Zahra Taheri (Lecturer in Persian from Australian National University) spoke of the women in Jelaladdin Rumi’s circle. Rumi arrived in Konya (now in Turkey) in the 13th century fleeing the Mongols; he was a Sufi/mystic who attracted an enormous following, becoming known as Maulana (“our leader”; Mevlana in Turkish). His followers, after his death, became the Mevlevi order, now known as the Whirling Dervishes. To the Turks, who claim him as their own, he is Celaladdin Rumi; he is the highest selling poet in modern America. He was an Islamic mystic of a different order (no pun intended). Apparently he once fell into a long conversation with a prostitute in a Konya caravanserai; he stated his admiration for her because she was without pretence or artifice. “She is who she is,” Rumi stated. No doubt such a judgement was highly unorthodox, not to say scandalous, in that era. Rumi highlighted the sacredness of music and poetry: “The sound of music is equivalent to prayer: both call people to the truth,” he said.

Poetry, of course, is central to the exhibition at the State Library of Victoria: all of the manuscripts are illuminated retellings of the works of the mystic poets. But the beauty of the poetry has long been apparent to many even outside the Persian-speaking world. Mario Casari, Lecturer in Persian at Sapienza University of Rome, spoke of Giovan Battista Raimondo, director the Medici Oriental Press, established in 1584. Raimondo was so enamoured of Persian that he said that it was a gift from God to mankind specifically created in order to express the “conceits of poetry”. “Persian should be learned perfectly by everybody,” Raimondo asserted.

Goethe, the great German poet and polymath, too, was inspired by Persian poetry, specifically the Divan of Hafiz who wrote in the 14th century. Marcelo Stamm, from RMIT, gave a magnificent, dramatic presentation detailing the “constellations” of creativity that existed between the poetry of Hafiz and Goethe, who wrote his own divan (collection of poetry) in a Persian style in the early 19th century. Central to Goethe’s West-Eastern Divan was the poem Blessed Longing , a poignant evocation of his unrequited and unconsummated love for Maryanne van Willemer. Another of the divan’s poems, Suleika, allegedly written by van Willemer, not Goethe, stirred a struggling young musician, Franz Schubert, to composed love songs, one of which was described by Brahms as the most beautiful love song ever. Schubert, of course, died at the age of 31. There’s a lot going on there – constellations indeed! We’ve got chaste love, enduring longing, death and mystical unions – how very Sufi!

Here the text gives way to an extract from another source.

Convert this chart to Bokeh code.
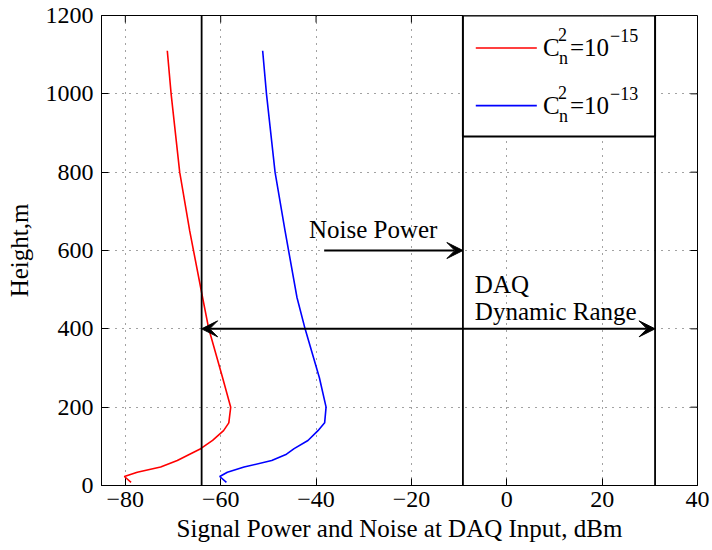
import math
from bokeh.plotting import figure
from bokeh.models import Range1d, FixedTicker, Label, Arrow, VeeHead
from bokeh.embed import file_html
from bokeh.resources import INLINE

# ---- data ----
heights = [1110, 1000, 800, 650, 480, 400, 275, 200, 160, 140, 115, 94, 80, 64, 47, 34, 23, 8]
power_cn15 = [-71.2, -70.4, -68.6, -66.5, -63.8, -62.5, -59.6, -57.9, -58.3, -59.4, -61.7, -64.2,
              -66.5, -69.1, -72.6, -77.5, -80.2, -78.8]
power_cn13 = [-51.2, -50.4, -48.6, -46.5, -44.0, -42.3, -39.3, -37.9, -38.2, -39.6, -41.7, -44.6,
              -46.2, -49.3, -55.1, -58.6, -60.2, -58.8]

x_ticks = [-80, -60, -40, -20, 0, 20, 40]
y_ticks = [0, 200, 400, 600, 800, 1000, 1200]

daq_min_dbm = -64.0
noise_power_dbm = -9.2
daq_max_dbm = 31.1
vlines = [daq_min_dbm, noise_power_dbm, daq_max_dbm]

noise_arrow_start = -38.3
noise_arrow_height = 600
range_arrow_height = 400

X0, X1, Y0, Y1 = -85, 40, 0, 1200
FONT = "Liberation Serif"
TXT_UP = 8  # pixel nudge for text baselines

p = figure(width=712, height=550, output_backend="svg", toolbar_location=None,
           x_range=Range1d(X0, X1), y_range=Range1d(Y0, Y1),
           min_border_left=101, min_border_right=15, min_border_top=15, min_border_bottom=65)
p.background_fill_color = "white"
p.border_fill_color = "white"
p.outline_line_color = "black"
p.outline_line_width = 1

def style_axis(ax):
    ax.axis_line_color = "black"
    ax.major_tick_in = 7
    ax.major_tick_out = 0
    ax.minor_tick_line_color = None
    ax.major_tick_line_color = "black"
    ax.major_label_text_font = FONT
    ax.major_label_text_font_size = "24px"
    ax.major_label_text_color = "black"
    ax.axis_label_text_font = FONT
    ax.axis_label_text_font_style = "normal"
    ax.axis_label_text_font_size = "25px"
    ax.axis_label_text_color = "black"

xax = p.xaxis[0]
yax = p.yaxis[0]
xax.ticker = FixedTicker(ticks=x_ticks)
yax.ticker = FixedTicker(ticks=y_ticks)
xax.major_label_overrides = {t: (str(t).replace("-", "\u2212")) for t in x_ticks}
style_axis(xax)
style_axis(yax)
xax.axis_label = "Signal Power and Noise at DAQ Input, dBm"
yax.axis_label = "Height,m"
xax.major_label_standoff = 6
xax.axis_label_standoff = 5
yax.major_label_standoff = 8
yax.axis_label_standoff = 10

p.xgrid.ticker = FixedTicker(ticks=x_ticks)
p.ygrid.ticker = FixedTicker(ticks=y_ticks)
for g in (p.xgrid[0], p.ygrid[0]):
    g.grid_line_color = "#444444"
    g.grid_line_dash = "1 6"
    g.grid_line_width = 1

# inward ticks on the top and right edges of the box
p.ray(x=x_ticks, y=[Y1] * len(x_ticks), length=7, length_units="screen",
      angle=-math.pi / 2, line_color="black", line_width=1)
p.ray(x=[X1] * len(y_ticks), y=y_ticks, length=7, length_units="screen",
      angle=math.pi, line_color="black", line_width=1)

# curves
p.line(power_cn15, heights, line_color="red", line_width=1.6)
p.line(power_cn13, heights, line_color="blue", line_width=1.6)

# vertical lines (DAQ min, noise power, DAQ max)
p.segment(x0=vlines, y0=[Y0] * 3, x1=vlines, y1=[Y1] * 3, line_color="black", line_width=1.8)

# arrows
p.add_layout(Arrow(x_start=noise_arrow_start, y_start=noise_arrow_height,
                   x_end=noise_power_dbm, y_end=noise_arrow_height,
                   line_width=2, line_color="black",
                   end=VeeHead(size=16, fill_color="black", line_color="black")))
p.add_layout(Arrow(x_start=daq_min_dbm, y_start=range_arrow_height,
                   x_end=daq_max_dbm, y_end=range_arrow_height,
                   line_width=2, line_color="black",
                   start=VeeHead(size=16, fill_color="black", line_color="black"),
                   end=VeeHead(size=16, fill_color="black", line_color="black")))

def label(x, y, text, size="25px", xo=0, yo=0):
    p.add_layout(Label(x=x, y=y, text=text, x_offset=xo, y_offset=yo + TXT_UP,
                       text_font=FONT, text_font_size=size, text_color="black",
                       text_baseline="alphabetic", text_align="left"))

label(-41.5, 633, "Noise Power")
label(-6.7, 493, "DAQ")
label(-6.7, 423, "Dynamic Range")

# legend (drawn manually to allow sub/superscripts)
p.quad(left=[noise_power_dbm], right=[daq_max_dbm], top=[Y1], bottom=[891],
       fill_color="white", line_color="black", line_width=2)
legend_colors = ["red", "blue"]
legend_exps = ["\u221215", "\u221213"]
legend_line_y = [1117, 970]
legend_text_y = [1098, 951]
for c, e, ly, ty in zip(legend_colors, legend_exps, legend_line_y, legend_text_y):
    p.line([-6.5, 6.3], [ly, ly], line_color=c, line_width=1.6)
    label(7.6, ty, "C")
    label(7.6, ty, "2", size="18px", xo=15, yo=13)
    label(7.6, ty, "n", size="18px", xo=16, yo=-11)
    label(7.6, ty, "=10", xo=27)
    label(7.6, ty, e, size="18px", xo=67, yo=12)

open("out.html", "w").write(file_html(p, INLINE))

Not everyone remains in thrall to the Persian poets, however, and this brings us full circle to the hardliners of modern Iran. Anne Démy-Geroe, Co-director of the Iranian Film Festival of Australia, told of Abbas Kiarostami’s 2008 movie Shirin, which consists entirely of close ups of the faces of Iranian women  as they watch a pre-1979 (ie pre-Islamic Revolution) movie of the tale of Shirin and Khusrau, which itself dates back to Iran’s pre-Islamic history and is included in Firdausi’s Shahnameh (Book of Kings). This was Kiarostami’s way of conveying the emotional gravitas of the story of yet another of Persia’s pairs of doomed lovers, a story that despite its resonating across the broader Persian populace for (literally) 1000 years  remains unfilmable in the Islamic Republic due to its pre-Islamic origins.